The request. Reproduce the full listing below unchanged, apart from the pictures.
►
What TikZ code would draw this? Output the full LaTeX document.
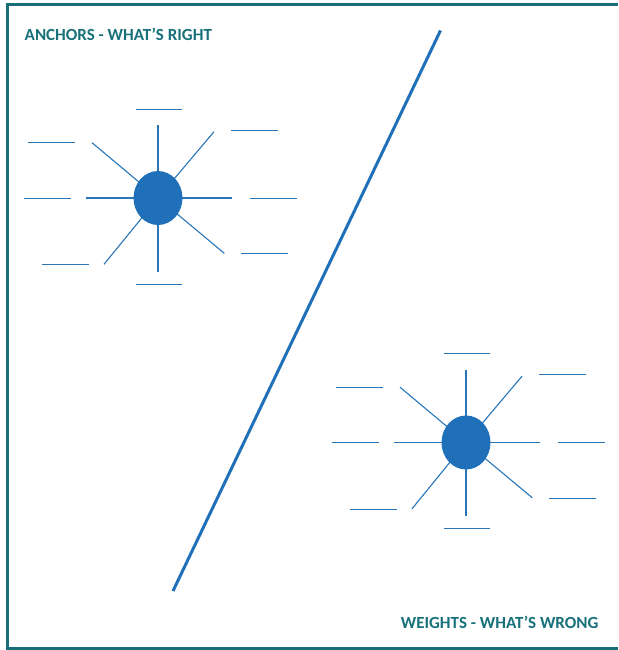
\documentclass[tikz,border=0pt]{standalone}
\usepackage{fontspec}
\setmainfont{Carlito}
\usetikzlibrary{shapes.geometric}
\definecolor{frameteal}{HTML}{176E77}
\definecolor{titleteal}{HTML}{17707A}
\definecolor{sunblue}{HTML}{1F70B8}
\definecolor{rayblue}{HTML}{2A74B8}
\tikzset{
  frameline/.style={draw=frameteal, line width=3pt},
  title/.style={text=titleteal, font=\bfseries\fontsize{17}{20}\selectfont, inner sep=0pt, anchor=base west},
  core/.style={ellipse, fill=sunblue, minimum width=49pt, minimum height=54pt, inner sep=0pt},
  ray/.style={draw=rayblue, line width=1.1pt},
  blank/.style={draw=rayblue, line width=1pt},
  slash/.style={draw=sunblue, line width=3pt},
}
\newcommand{\sunburst}[3]{%
  \begin{scope}[shift={(#2,#3)}]
    \coordinate (#1-c) at (0,0);
    \coordinate (#1-r1) at (0,-73);
    \coordinate (#1-r2) at (56,-66.3);
    \coordinate (#1-r3) at (73.7,0);
    \coordinate (#1-r4) at (66.3,55.3);
    \coordinate (#1-r5) at (0,73.7);
    \coordinate (#1-r6) at (-54,66.3);
    \coordinate (#1-r7) at (-72,0);
    \coordinate (#1-r8) at (-66,-55.3);
    \foreach \i in {1,...,8} {\draw[ray] (#1-c) -- (#1-r\i);}
    \node[core] (#1) at (#1-c) {};
    \coordinate (#1-b1a) at (-22,-88.7);   \coordinate (#1-b1b) at (24.3,-88.7);
    \coordinate (#1-b2a) at (73,-67.7);    \coordinate (#1-b2b) at (119.7,-67.7);
    \coordinate (#1-b3a) at (92,0);        \coordinate (#1-b3b) at (138.7,0);
    \coordinate (#1-b4a) at (83,55.7);     \coordinate (#1-b4b) at (129.7,55.7);
    \coordinate (#1-b5a) at (-22,86.3);    \coordinate (#1-b5b) at (24.3,86.3);
    \coordinate (#1-b6a) at (-115.7,66.7); \coordinate (#1-b6b) at (-69,66.7);
    \coordinate (#1-b7a) at (-134,0);      \coordinate (#1-b7b) at (-87,0);
    \coordinate (#1-b8a) at (-129.7,-55.3);\coordinate (#1-b8b) at (-83,-55.3);
    \foreach \i in {1,...,8} {\draw[blank] (#1-b\i a) -- (#1-b\i b);}
  \end{scope}%
}
\begin{document}
\begin{tikzpicture}[x=1pt,y=-1pt]
\useasboundingbox (0,0) rectangle (618,650);
\coordinate (f1) at (618,5);
\coordinate (f2) at (7,5);
\coordinate (f3) at (7,648);
\coordinate (f4) at (618,648);
\draw[frameline] (f1) -- (f2) -- (f3) -- (f4);
\node[title] (t1) at (24.5,40.7) {ANCHORS - WHAT’S RIGHT};
\node[title] (t2) at (400.7,628.3) {WEIGHTS - WHAT’S WRONG};
\coordinate (s1) at (440.5,30.5);
\coordinate (s2) at (173,591);
\draw[slash] (s1) -- (s2);
\sunburst{a}{158}{198}
\sunburst{w}{466}{442.5}
\end{tikzpicture}
\end{document}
◄
Full response.
What TikZ code would draw this? Output the full LaTeX document.
\documentclass[tikz,border=0pt]{standalone}
\usepackage{fontspec}
\setmainfont{Carlito}
\usetikzlibrary{shapes.geometric}
\definecolor{frameteal}{HTML}{176E77}
\definecolor{titleteal}{HTML}{17707A}
\definecolor{sunblue}{HTML}{1F70B8}
\definecolor{rayblue}{HTML}{2A74B8}
\tikzset{
  frameline/.style={draw=frameteal, line width=3pt},
  title/.style={text=titleteal, font=\bfseries\fontsize{17}{20}\selectfont, inner sep=0pt, anchor=base west},
  core/.style={ellipse, fill=sunblue, minimum width=49pt, minimum height=54pt, inner sep=0pt},
  ray/.style={draw=rayblue, line width=1.1pt},
  blank/.style={draw=rayblue, line width=1pt},
  slash/.style={draw=sunblue, line width=3pt},
}
\newcommand{\sunburst}[3]{%
  \begin{scope}[shift={(#2,#3)}]
    \coordinate (#1-c) at (0,0);
    \coordinate (#1-r1) at (0,-73);
    \coordinate (#1-r2) at (56,-66.3);
    \coordinate (#1-r3) at (73.7,0);
    \coordinate (#1-r4) at (66.3,55.3);
    \coordinate (#1-r5) at (0,73.7);
    \coordinate (#1-r6) at (-54,66.3);
    \coordinate (#1-r7) at (-72,0);
    \coordinate (#1-r8) at (-66,-55.3);
    \foreach \i in {1,...,8} {\draw[ray] (#1-c) -- (#1-r\i);}
    \node[core] (#1) at (#1-c) {};
    \coordinate (#1-b1a) at (-22,-88.7);   \coordinate (#1-b1b) at (24.3,-88.7);
    \coordinate (#1-b2a) at (73,-67.7);    \coordinate (#1-b2b) at (119.7,-67.7);
    \coordinate (#1-b3a) at (92,0);        \coordinate (#1-b3b) at (138.7,0);
    \coordinate (#1-b4a) at (83,55.7);     \coordinate (#1-b4b) at (129.7,55.7);
    \coordinate (#1-b5a) at (-22,86.3);    \coordinate (#1-b5b) at (24.3,86.3);
    \coordinate (#1-b6a) at (-115.7,66.7); \coordinate (#1-b6b) at (-69,66.7);
    \coordinate (#1-b7a) at (-134,0);      \coordinate (#1-b7b) at (-87,0);
    \coordinate (#1-b8a) at (-129.7,-55.3);\coordinate (#1-b8b) at (-83,-55.3);
    \foreach \i in {1,...,8} {\draw[blank] (#1-b\i a) -- (#1-b\i b);}
  \end{scope}%
}
\begin{document}
\begin{tikzpicture}[x=1pt,y=-1pt]
\useasboundingbox (0,0) rectangle (618,650);
\coordinate (f1) at (618,5);
\coordinate (f2) at (7,5);
\coordinate (f3) at (7,648);
\coordinate (f4) at (618,648);
\draw[frameline] (f1) -- (f2) -- (f3) -- (f4);
\node[title] (t1) at (24.5,40.7) {ANCHORS - WHAT’S RIGHT};
\node[title] (t2) at (400.7,628.3) {WEIGHTS - WHAT’S WRONG};
\coordinate (s1) at (440.5,30.5);
\coordinate (s2) at (173,591);
\draw[slash] (s1) -- (s2);
\sunburst{a}{158}{198}
\sunburst{w}{466}{442.5}
\end{tikzpicture}
\end{document}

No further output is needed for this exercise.